The task: Return, without pictures, the lines from the start of the data through the one that contains "0.880, 0.885, 0.878, 0.888]".

Data block:
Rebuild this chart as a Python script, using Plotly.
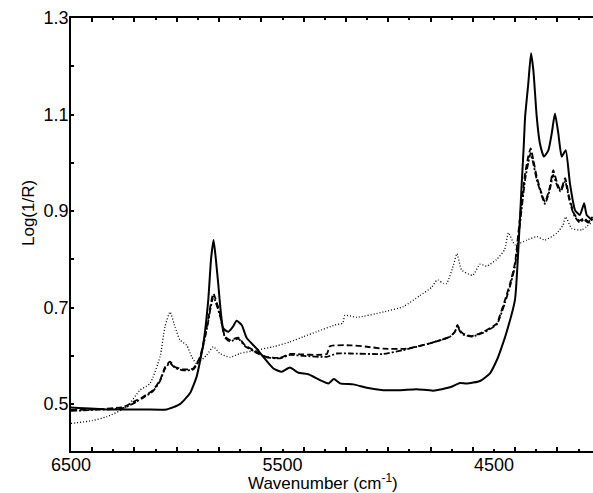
import plotly.graph_objects as go

# ---- data (wavenumber in cm-1, Log(1/R)) ----
solid_x = [6500, 6330, 6150, 6048, 5985, 5937, 5906, 5874, 5851, 5838, 5826, 5815, 5804, 5780, 5756,
           5735, 5717, 5693, 5669, 5622, 5591, 5543, 5504, 5465, 5425, 5378, 5323, 5283, 5257, 5228,
           5165, 5102, 5023, 4944, 4866, 4787, 4708, 4661, 4629, 4566, 4519, 4487, 4472, 4440, 4401,
           4385, 4369, 4360, 4353, 4338, 4325, 4314, 4298, 4283, 4264, 4243, 4227, 4212, 4196, 4180,
           4161, 4141, 4117, 4094, 4074, 4062, 4034]
solid_y = [0.493, 0.489, 0.489, 0.489, 0.500, 0.523, 0.557, 0.626, 0.716, 0.800, 0.840, 0.800, 0.750, 0.657, 0.650,
           0.660, 0.673, 0.664, 0.637, 0.615, 0.598, 0.574, 0.567, 0.576, 0.565, 0.562, 0.550, 0.543, 0.552, 0.543,
           0.541, 0.534, 0.529, 0.529, 0.531, 0.528, 0.535, 0.544, 0.543, 0.548, 0.564, 0.591, 0.608, 0.650, 0.716,
           0.820, 0.957, 1.030, 1.095, 1.164, 1.227, 1.192, 1.095, 1.040, 1.013, 1.026, 1.061, 1.102, 1.061, 1.013,
           1.026, 0.957, 0.902, 0.892, 0.916, 0.892, 0.881]

dash_x = [6500, 6400, 6254, 6190, 6160, 6112, 6079, 6055, 6032, 6008, 5969, 5922, 5890, 5858, 5827,
          5796, 5772, 5748, 5709, 5677, 5638, 5575, 5512, 5465, 5400, 5339, 5290, 5276, 5181, 5100,
          5023, 4913, 4803, 4708, 4685, 4673, 4660, 4645, 4605, 4550, 4487, 4472, 4448, 4424, 4401,
          4377, 4353, 4338, 4327, 4314, 4298, 4280, 4259, 4236, 4220, 4201, 4185, 4164, 4145, 4122,
          4097, 4074, 4054, 4034]
dash_y = [0.488, 0.489, 0.494, 0.508, 0.515, 0.529, 0.550, 0.577, 0.588, 0.577, 0.572, 0.574, 0.598, 0.660, 0.729,
          0.688, 0.640, 0.633, 0.638, 0.622, 0.612, 0.598, 0.596, 0.604, 0.603, 0.602, 0.604, 0.620, 0.622, 0.619,
          0.615, 0.615, 0.626, 0.640, 0.650, 0.664, 0.652, 0.646, 0.641, 0.650, 0.667, 0.684, 0.716, 0.750, 0.792,
          0.888, 0.978, 1.013, 1.030, 1.006, 0.971, 0.943, 0.919, 0.950, 0.985, 0.957, 0.943, 0.968, 0.930, 0.895,
          0.880, 0.885, 0.878, 0.888]

dashdot_x = [6500, 6400, 6254, 6190, 6160, 6112, 6079, 6055, 6032, 6008, 5969, 5922, 5890, 5858, 5827,
             5796, 5772, 5748, 5709, 5677, 5638, 5575, 5512, 5465, 5400, 5291, 5244, 5181, 5023, 4929,
             4803, 4708, 4685, 4673, 4660, 4645, 4605, 4550, 4487, 4472, 4448, 4424, 4401, 4377, 4353,
             4338, 4327, 4314, 4298, 4280, 4259, 4236, 4220, 4201, 4185, 4164, 4145, 4122, 4097, 4074,
             4054, 4034]
dashdot_y = [0.486, 0.488, 0.492, 0.505, 0.513, 0.527, 0.548, 0.574, 0.585, 0.575, 0.570, 0.572, 0.595, 0.655, 0.722,
             0.684, 0.638, 0.630, 0.636, 0.620, 0.610, 0.597, 0.595, 0.602, 0.600, 0.598, 0.605, 0.605, 0.604, 0.612,
             0.626, 0.640, 0.650, 0.662, 0.650, 0.644, 0.640, 0.648, 0.665, 0.680, 0.710, 0.745, 0.785, 0.875, 0.965,
             1.000, 1.020, 0.998, 0.965, 0.940, 0.915, 0.945, 0.975, 0.952, 0.940, 0.962, 0.925, 0.892, 0.877, 0.882,
             0.876, 0.885]

dot_x = [6500, 6400, 6331, 6237, 6174, 6126, 6079, 6056, 6032, 6008, 5985, 5953, 5929, 5906, 5858,
         5827, 5796, 5748, 5701, 5622, 5543, 5465, 5400, 5339, 5252, 5215, 5205, 5149, 5023, 4929,
         4850, 4795, 4771, 4763, 4740, 4724, 4692, 4675, 4653, 4601, 4566, 4535, 4487, 4450, 4432,
         4401, 4345, 4298, 4259, 4204, 4175, 4161, 4133, 4086, 4034]
dot_y = [0.460, 0.466, 0.474, 0.494, 0.529, 0.543, 0.598, 0.660, 0.691, 0.660, 0.633, 0.622, 0.598, 0.584, 0.602,
         0.619, 0.605, 0.597, 0.605, 0.612, 0.619, 0.629, 0.640, 0.650, 0.664, 0.668, 0.684, 0.680, 0.691, 0.702,
         0.725, 0.742, 0.757, 0.757, 0.750, 0.750, 0.788, 0.812, 0.778, 0.767, 0.790, 0.786, 0.800, 0.820, 0.855,
         0.830, 0.840, 0.847, 0.840, 0.854, 0.870, 0.888, 0.864, 0.861, 0.878]

x_range = [6500, 4032]
y_range = [0.403, 1.3]
x_label_vals = [6500, 5500, 4500]
x_short_ticks = list(range(6500, 4032, -200))   # odd hundreds
x_long_ticks = list(range(6400, 4032, -200))    # even hundreds
y_tick_vals = [0.5, 0.6, 0.7, 0.8, 0.9, 1.0, 1.1, 1.2, 1.3]
y_label_vals = [0.5, 0.7, 0.9, 1.1, 1.3]

FONT = "Liberation Sans, Arial, sans-serif"

fig = go.Figure()
fig.add_trace(go.Scatter(x=dot_x, y=dot_y, mode="lines",
                         line=dict(color="black", width=1.3, dash="1px,2px", shape="spline", smoothing=0.5)))
fig.add_trace(go.Scatter(x=dashdot_x, y=dashdot_y, mode="lines",
                         line=dict(color="black", width=1.8, dash="6px,2px,2px,2px", shape="spline", smoothing=0.5)))
fig.add_trace(go.Scatter(x=dash_x, y=dash_y, mode="lines",
                         line=dict(color="black", width=1.8, dash="6px,3px", shape="spline", smoothing=0.5)))
fig.add_trace(go.Scatter(x=solid_x, y=solid_y, mode="lines",
                         line=dict(color="black", width=2, shape="spline", smoothing=0.5)))

xt_text = [("%d" % v) if v in x_label_vals else " " for v in x_short_ticks]
yt_text = [("%.1f" % v) if any(abs(v - w) < 1e-9 for w in y_label_vals) else " " for v in y_tick_vals]

fig.update_layout(
    width=593, height=493,
    margin=dict(l=71, r=0, t=18, b=42),
    paper_bgcolor="white", plot_bgcolor="white",
    showlegend=False,
    font=dict(family=FONT, size=18, color="black"),
    xaxis=dict(range=x_range, tickvals=x_short_ticks, ticktext=xt_text,
               ticks="inside", ticklen=2, tickwidth=1.5, tickcolor="black",
               minor=dict(tickvals=x_long_ticks, ticks="inside", ticklen=4, tickwidth=1.5, tickcolor="black"),
               showline=True, linecolor="black", linewidth=1.5, mirror="allticks",
               showgrid=False, zeroline=False, tickfont=dict(size=18),
               ticklabelstandoff=-3, automargin=False),
    yaxis=dict(range=y_range, tickvals=y_tick_vals, ticktext=yt_text,
               ticks="inside", ticklen=3, tickwidth=1.5, tickcolor="black",
               showline=True, linecolor="black", linewidth=1.5, mirror=False,
               showgrid=False, zeroline=False, tickfont=dict(size=18),
               ticklabelstandoff=-3, automargin=False),
    annotations=[
        dict(text="Wavenumber (cm<sup>-1</sup>)", xref="paper", yref="paper",
             x=(323 - 71) / 522, y=-(482 - 451) / 433, xanchor="center", yanchor="middle",
             showarrow=False, font=dict(size=17)),
        dict(text="Log(1/R)", xref="paper", yref="paper", textangle=-90,
             x=-(71 - 28) / 522, y=(451 - 213) / 433, xanchor="center", yanchor="middle",
             showarrow=False, font=dict(size=17)),
    ],
)

fig.write_html("out.html", config={"displayModeBar": False},
               post_script="document.body.style.margin='0';document.body.style.padding='0';")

Problem solution:
Rebuild this chart as a Python script, using Plotly.
import plotly.graph_objects as go

# ---- data (wavenumber in cm-1, Log(1/R)) ----
solid_x = [6500, 6330, 6150, 6048, 5985, 5937, 5906, 5874, 5851, 5838, 5826, 5815, 5804, 5780, 5756,
           5735, 5717, 5693, 5669, 5622, 5591, 5543, 5504, 5465, 5425, 5378, 5323, 5283, 5257, 5228,
           5165, 5102, 5023, 4944, 4866, 4787, 4708, 4661, 4629, 4566, 4519, 4487, 4472, 4440, 4401,
           4385, 4369, 4360, 4353, 4338, 4325, 4314, 4298, 4283, 4264, 4243, 4227, 4212, 4196, 4180,
           4161, 4141, 4117, 4094, 4074, 4062, 4034]
solid_y = [0.493, 0.489, 0.489, 0.489, 0.500, 0.523, 0.557, 0.626, 0.716, 0.800, 0.840, 0.800, 0.750, 0.657, 0.650,
           0.660, 0.673, 0.664, 0.637, 0.615, 0.598, 0.574, 0.567, 0.576, 0.565, 0.562, 0.550, 0.543, 0.552, 0.543,
           0.541, 0.534, 0.529, 0.529, 0.531, 0.528, 0.535, 0.544, 0.543, 0.548, 0.564, 0.591, 0.608, 0.650, 0.716,
           0.820, 0.957, 1.030, 1.095, 1.164, 1.227, 1.192, 1.095, 1.040, 1.013, 1.026, 1.061, 1.102, 1.061, 1.013,
           1.026, 0.957, 0.902, 0.892, 0.916, 0.892, 0.881]

dash_x = [6500, 6400, 6254, 6190, 6160, 6112, 6079, 6055, 6032, 6008, 5969, 5922, 5890, 5858, 5827,
          5796, 5772, 5748, 5709, 5677, 5638, 5575, 5512, 5465, 5400, 5339, 5290, 5276, 5181, 5100,
          5023, 4913, 4803, 4708, 4685, 4673, 4660, 4645, 4605, 4550, 4487, 4472, 4448, 4424, 4401,
          4377, 4353, 4338, 4327, 4314, 4298, 4280, 4259, 4236, 4220, 4201, 4185, 4164, 4145, 4122,
          4097, 4074, 4054, 4034]
dash_y = [0.488, 0.489, 0.494, 0.508, 0.515, 0.529, 0.550, 0.577, 0.588, 0.577, 0.572, 0.574, 0.598, 0.660, 0.729,
          0.688, 0.640, 0.633, 0.638, 0.622, 0.612, 0.598, 0.596, 0.604, 0.603, 0.602, 0.604, 0.620, 0.622, 0.619,
          0.615, 0.615, 0.626, 0.640, 0.650, 0.664, 0.652, 0.646, 0.641, 0.650, 0.667, 0.684, 0.716, 0.750, 0.792,
          0.888, 0.978, 1.013, 1.030, 1.006, 0.971, 0.943, 0.919, 0.950, 0.985, 0.957, 0.943, 0.968, 0.930, 0.895,
          0.880, 0.885, 0.878, 0.888]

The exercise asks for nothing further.